Как уже было отмечено, наибольшего напряжения чувство достигает в седьмом, предпоследнем стихе – именно этот стих наиболее асимметричен. Предложение, выражающее вершину напряжения (“И сердце вновь горит и любит”), произносится одним дыханием, делая почти незаметной цезуру, но кончается раньше, чем завершается стих, и вызывает сильную внутри-стиховую паузу. Если синтаксическая пауза стоит посередине стиха, на цезуре, как в третьем стихе, она лишь подчеркивает его симметричность. Но чем ближе пауза к границе стиха, особенно к концу, тем отчетливее ощущается нарушение стихотворной структуры, ритмический разлом стиха. В седьмом стихе очень сильно выделено слово “оттого”, сосредотачивающее внимание читателя на причине всего, что выражено в предшествующих строках.
Это слово подчеркнуто не только сильным переносом. Составной союз “оттого что” произносится обычно слитно, как одно фонетическое слово с одним ударением “оттого что”. Разделив его составные части между двумя стихами и поставив между ними запятую, создав паузу после слова “оттого”, поэт направляет наше внимание на раскрытие причины: “Отчего же?” – ждет ответа читатель. Так подводит поэт к заключительному стиху, концовке стихотворения.
Концовка в лирическом стихотворении не менее важна, чем зачин. Как линза собирает в фокусе солнечные лучи, так лирическая концовка концентрирует лирическую мысль и чувство, выражает основную идею. Слова о том, что сердце поэта не может не любить, воздействуют на нас так сильно, потому что они подводят итог всему сказанному, как бы содержат в себе всю энергию предыдущих стихов.

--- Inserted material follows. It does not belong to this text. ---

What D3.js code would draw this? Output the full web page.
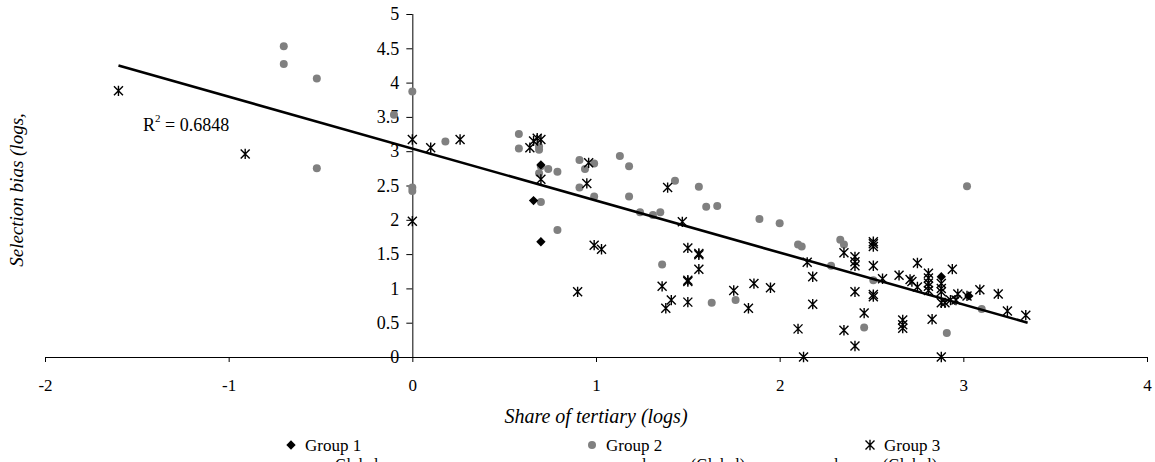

Это стихотворение не просто о любви, даже не просто о сильной любви, а о любви всепоглощающей, подчиняющей себе все чувства; любви поэтичной, возвышенной, заключающей всю гамму любовных переживаний, от тихой нежности до бурной страсти; о любви животворящей. Эта тема переходит через ряд стихотворений поэта, и первым вспоминается знаменитое “К***” (“Я помню чудное мгновенье…”); когда нет любви – нет самой жизни; когда возвращается она, для поэта воскресают “и божество, и вдохновенье, и жизнь, и слезы, и любовь”, т. е. жизнь во всей ее полноте.
Теперь вспомним еще раз первоначальный вариант стихотворения. Можно предположить, что Пушкин, создавая свое стихотворение, шел от воскресшего чувства любви к какой-то определенной, хотя и не названной, женщине – к более широкому обобщению о невозможности для поэта жить без любви. Вот почему это короткое, но полное глубокого лирического содержания стихотворение так нас очаровывает, и вот почему мы можем почувствовать и понять его, не зная, и даже не думая о том, образ какой именно женщины возникал в воображении поэта южной ночью на берегу Арагвы.